The challenge is the brainchild of Tim Spector, professor of genetic epidemiology at King’s College London, “Covid data oracle” and a leading authority on the links between diet and disease. It’s a useful biomarker, like blood sugar levels, blood pressure, heart rate or a blood test. An unhealthy gut has been shown to be a factor in conditions ranging from Parkinson’s to autism, obesity to depression.
Spector, 60, is an official “superpooper”, with an average transit time of 18 hours. He credits his gut health to plant foods, bacteria-laden kombucha and “bacteria-laden smelly French cheeses”, as well as intermittent fasting.
On a bad day, after little sleep, my transit time is 44 hours, way above the average of 28: “poopmageddon”. On a good day, I’m at 22 hours, a mere “party pooper”. Anyone can take the test, and Spector says acquiring more data will aid the development of cures and preventative treatments. That’s why his colleagues call him “Dr Poo”.
Get naked for a great night’s sleep
Sleeping naked can improve your sleep, says Melanie Macleod in Get the Gloss. According to sleep expert Rob Hobson, it lowers your body temperature, triggering the release of the sleep hormone melatonin. It also boosts intimacy: skin-to-skin contact stimulates the release of oxytocin, a hormone that creates “a safe feeling” and reduces stress and anxiety. It’s also liberating: “I felt sexy and mature, like the glam ladies in Sex and the City,” says Macleod.
There’s another trick to dozing off, says The Independent. A technique used by the US military can help you fall asleep in two minutes and works for 96% of people after six weeks. Start by relaxing the muscles in your face, including the tongue and jaw, then relax your shoulders, arms, chest and legs. Next, spend 10 seconds clearing your mind and imagine one of the following three things: lying on a canoe on a calm lake, with blue sky above; lying in a black velvet hammock in a dark room; or saying “Don’t think” to yourself repeatedly for 10 seconds.
Farewell to wellness – and good riddance
“Wellness culture is over,” says Phoebe Luckhurst in Vogue.

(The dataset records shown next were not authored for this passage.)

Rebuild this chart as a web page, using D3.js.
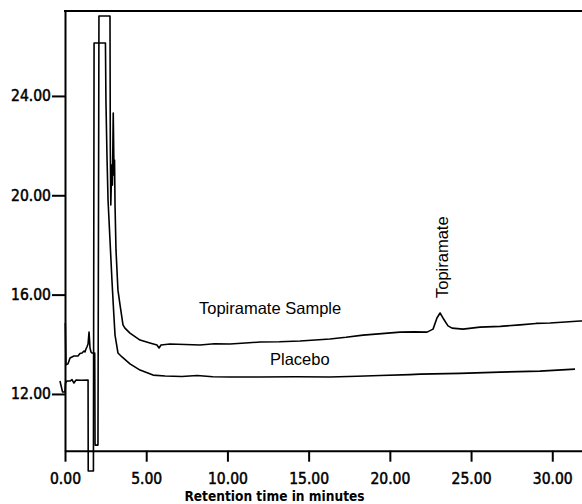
<!DOCTYPE html>
<html>
<head>
<meta charset="utf-8">
<script src="https://cdn.jsdelivr.net/npm/d3@7"></script>
<style>
  body { margin: 0; background: #fff; }
  svg { display: block; }
  .axis text { font-family: "DejaVu Sans Condensed", "DejaVu Sans", sans-serif; font-stretch: condensed; font-size: 15.5px; fill: #000; stroke: #000; stroke-width: 0.5px; }
  .axis path, .axis line { stroke: #000; stroke-width: 2px; }
  .trace { fill: none; stroke: #000; stroke-width: 1.6px; stroke-linejoin: round; }
  .note { font-family: "Liberation Sans", Arial, sans-serif; font-size: 16.5px; fill: #000; }
  .xtitle { font-family: "DejaVu Sans Condensed", "DejaVu Sans", sans-serif; font-stretch: condensed; font-weight: bold; font-size: 13.6px; fill: #000; }
</style>
</head>
<body>
<div id="chart"></div>
<script>
// retention time (min) / response
var sampleTime = [0.02, 0.06, 0.18, 0.31, 0.55, 0.80, 0.92, 1.05, 1.17, 1.23, 1.29, 1.35, 1.42, 1.48, 1.54, 1.60, 1.66, 1.83, 1.85, 2.03, 2.09, 2.77,
    2.79, 2.82, 2.88, 2.92, 2.97, 3.02, 3.05, 3.08, 3.14, 3.26, 3.39, 3.57, 3.69, 4.00, 4.62, 5.23, 5.66, 5.79, 5.91, 6.46, 7.4, 8.31, 9.2, 10.16,
    11.1, 12.01, 13.2, 14.47, 15.4, 16.31, 17.3, 18.35, 19.5, 20.63, 21.5, 22.29, 22.66, 22.90, 23.09, 23.27, 23.58, 23.83, 24.50, 25.55, 26.8,
    28.01, 29.0, 29.86, 30.8, 31.71, 31.83];
var sampleValue = [14.86, 13.17, 13.21, 13.45, 13.53, 13.53, 13.63, 13.65, 13.73, 13.69, 13.81, 13.89, 14.01, 14.49, 13.85, 13.69, 13.65, 13.65, 9.94, 9.94, 27.22, 27.22,
    21.82, 19.61, 21.22, 20.41, 23.31, 20.81, 21.42, 19.61, 17.79, 16.18, 15.58, 14.78, 14.65, 14.45, 14.17, 14.05, 13.97, 13.85, 13.97, 14.01, 13.99, 13.97, 14.02, 14.01,
    14.05, 14.09, 14.10, 14.13, 14.17, 14.21, 14.28, 14.37, 14.43, 14.49, 14.50, 14.49, 14.61, 15.06, 15.26, 15.06, 14.74, 14.65, 14.61, 14.69, 14.72,
    14.78, 14.84, 14.86, 14.90, 14.94, 14.94];

var placeboTime = [-0.31, -0.15, 0.00, 0.03, 0.12, 0.31, 0.43, 0.55, 0.68, 1.0, 1.42, 1.43, 1.75, 1.79, 2.49, 2.52, 2.59, 2.65, 2.77, 2.89, 2.99, 3.08,
    3.26, 3.51, 4.00, 4.62, 5.42, 6.16, 7.2, 8.13, 9.1, 10.16, 12.01, 14.2, 16.31, 18.0, 19.39, 21.24, 21.86, 24.32, 26.78, 29.24, 31.40];
var placeboValue = [12.52, 12.08, 12.08, 12.44, 12.52, 12.52, 12.58, 12.44, 12.56, 12.55, 12.56, 8.90, 8.90, 26.13, 26.13, 23.83, 21.42, 19.81, 18.20, 16.59, 15.38, 14.37,
    13.65, 13.49, 13.21, 12.96, 12.76, 12.72, 12.70, 12.74, 12.69, 12.68, 12.68, 12.69, 12.68, 12.71, 12.74, 12.78, 12.80, 12.83, 12.88, 12.92, 13.00];

var xTicks = [0, 5, 10, 15, 20, 25, 30];
var yTicks = [12, 16, 20, 24];

var labels = [
    {text: 'Topiramate Sample', t: 8.25, v: 15.22},
    {text: 'Placebo', t: 12.62, v: 13.17}
];
var peakName = 'Topiramate';
var peakT = 23.09, peakV = 15.26;
var xTitle = 'Retention time in minutes';

var W = 582, H = 504;
var svg = d3.select('#chart').append('svg')
    .attr('width', W)
    .attr('height', H);

var x = d3.scaleLinear().domain([0, 31.83]).range([65, 582]);
var y = d3.scaleLinear().domain([9.715, 27.42]).range([450.7, 11]);

// axes
svg.append('g')
    .attr('class', 'axis axis--x')
    .attr('transform', 'translate(0,450.7)')
    .call(d3.axisBottom(x).tickValues(xTicks).tickFormat(d3.format('.2f'))
        .tickSize(11).tickSizeOuter(0).tickPadding(11));

svg.append('g')
    .attr('class', 'axis axis--y')
    .attr('transform', 'translate(65,0)')
    .call(d3.axisLeft(y).tickValues(yTicks).tickFormat(d3.format('.2f'))
        .tickSize(13).tickSizeOuter(0).tickPadding(1));

// top border of the frame
svg.append('line')
    .attr('x1', 64).attr('x2', W)
    .attr('y1', y.range()[1]).attr('y2', y.range()[1])
    .attr('stroke', '#000').attr('stroke-width', 2);

var line = d3.line()
    .x(function(d) { return x(d[0]); })
    .y(function(d) { return y(d[1]); });

svg.append('path')
    .attr('class', 'trace')
    .attr('d', line(d3.zip(sampleTime, sampleValue)));

svg.append('path')
    .attr('class', 'trace')
    .attr('d', line(d3.zip(placeboTime, placeboValue)));

svg.selectAll('.note.lbl')
    .data(labels)
    .enter().append('text')
    .attr('class', 'note lbl')
    .attr('x', function(d) { return x(d.t); })
    .attr('y', function(d) { return y(d.v); })
    .text(function(d) { return d.text; });

svg.append('text')
    .attr('class', 'note')
    .attr('transform', 'translate(' + (x(peakT) + 8) + ',' + (y(peakV) - 15) + ') rotate(-90)')
    .text(peakName);

svg.append('text')
    .attr('class', 'xtitle')
    .attr('x', 274.5)
    .attr('y', 500.5)
    .attr('text-anchor', 'middle')
    .text(xTitle);
</script>
</body>
</html>
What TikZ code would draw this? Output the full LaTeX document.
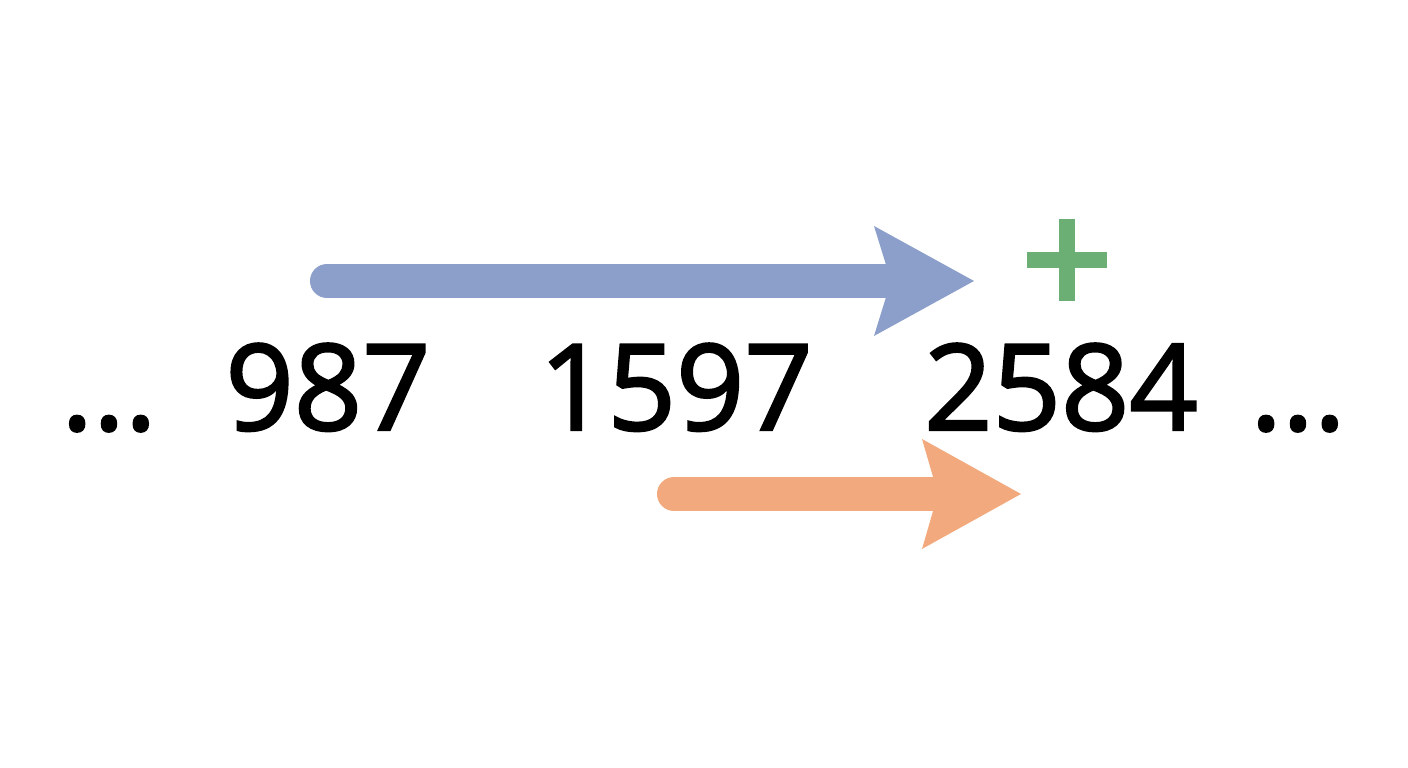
\documentclass[tikz,border=0pt]{standalone}
\usepackage{fontspec}
\setmainfont{Open Sans}
\newfontfamily\numfont{Open Sans}[FakeBold=2]
\usetikzlibrary{positioning}
\definecolor{addblue}{HTML}{8C9FCA}
\definecolor{addorange}{HTML}{F2A97E}
\definecolor{plusgreen}{HTML}{6BAF75}
\tikzset{num/.style = {anchor = base, inner sep = 0,
                       font = \numfont\fontsize{34}{40}\selectfont}}
\tikzset{shaft/.style = {line width = 0.34cm, line cap = round}}
\tikzset{plusbar/.style = {line width = 0.155cm, plusgreen}}

\begin{document}
\begin{tikzpicture}[x=0.01cm, y=-0.01cm]
  \useasboundingbox (0, 0) rectangle (1408, 768);
  \node [num] (dotsl) at (109, 430) {...};
  \node [num] (n987) at (328, 430) {987};
  \node [num] (n1597) at (676, 430) {1597};
  \node [num] (n2584) at (1061, 430) {2584};
  \node [num] (dotsr) at (1298, 430) {...};
  % first summand arrow
  \coordinate (bstart) at (327, 281);
  \coordinate (btip) at (974, 281);
  \draw [shaft, addblue] (bstart) -- (893, 281);
  \fill [addblue] (btip) -- (874, 226) -- (891, 281) -- (874, 336) -- cycle;
  % second summand arrow
  \coordinate (ostart) at (674, 494);
  \coordinate (otip) at (1021, 494);
  \draw [shaft, addorange] (ostart) -- (940, 494);
  \fill [addorange] (otip) -- (922, 439) -- (938, 494) -- (922, 549) -- cycle;
  % plus sign
  \draw [plusbar] (1067, 219) -- (1067, 301);
  \draw [plusbar] (1027, 260) -- (1107, 260);
\end{tikzpicture}
\end{document}
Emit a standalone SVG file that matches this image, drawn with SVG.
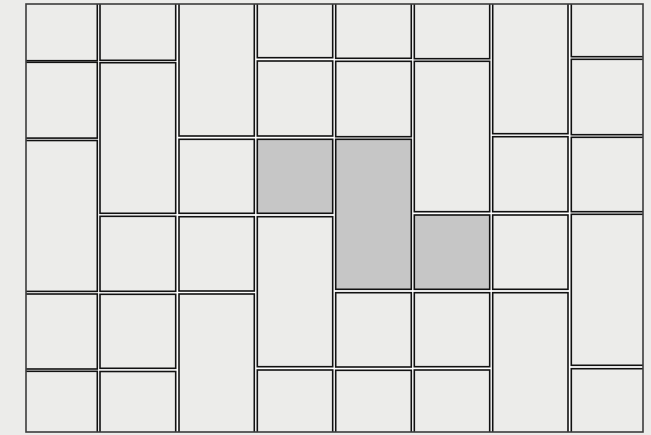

It’s been torn apart by Nine Perfect Strangers, a satirical TV series about a Californian wellness retreat – and about time too. What started “fairly harmlessly with spa days and quinoa” has become an “industrial-level parasite” feeding on women’s insecurities. We’re always being told something is “wrong” with us, that “toxins” need to be flushed out. Yet scientifically dubious wellness cures are “expensive and elitist” – your local gym obviously won’t do. Wellness is shorthand for privilege and self-care for self-obsessed.